After another two colleagues subsequently resigned, Dr Shrivastava assumed that the faculty’s savings objectives had been met through natural attrition. Nevertheless, it launched another redundancy round targeting just one position – a senior lecturer in Dr Shrivastava’s combined management discipline. “Since implementing the changes proposed in 2020, the university’s financial challenges remain,” a 21-page “consultation pack” explained.

It devoted 12 pages to the process for selecting the staff member to be expelled, with 8 per cent of the overall score determined by PhD supervision and 32 per cent by students’ teaching satisfaction scores.

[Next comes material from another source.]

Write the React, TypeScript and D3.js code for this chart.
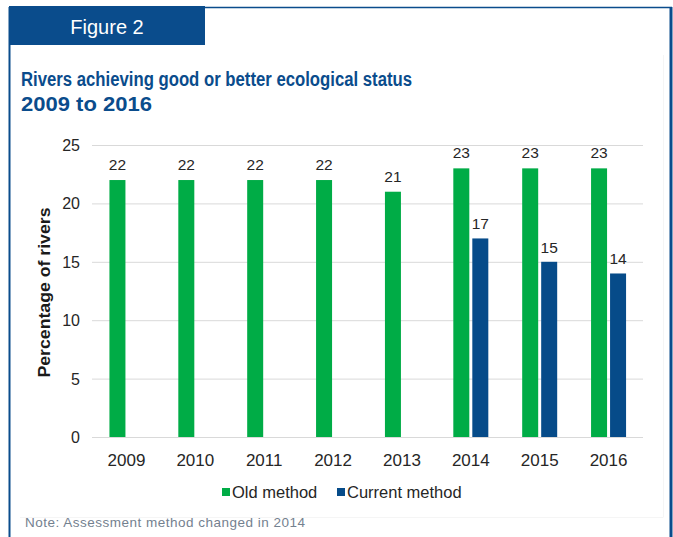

Dr Shrivastava was again selected for redundancy, and a second appeal proved unsuccessful, with a different reviewer rejecting his claim that the selection criteria had been “flawed, discriminatory and unfair”.

She accepted the university’s claim that there was no evidence of discrimination in student evaluations, notwithstanding scores of studies suggesting otherwise.

Business and law is the only Swinburne faculty that has used student evaluations to select staff for redundancy, and the only one that sought more redundancies following the 2020 retrenchment round.

Dr Shrivastava’s complaint to the Victorian Equal Opportunity and Human Rights Commission is aimed at securing a direction to Swinburne to discontinue the “misuse of teaching evaluations”, he said. “You can’t reach conclusions that someone is incompetent as a teacher based solely on student feedback,” he said.

Swinburne NTEU branch president Julie Kimber said that a disproportionate number of redundancies in the faculty had been people from culturally and linguistically diverse backgrounds, and that the metrics used in the selection process were partly responsible.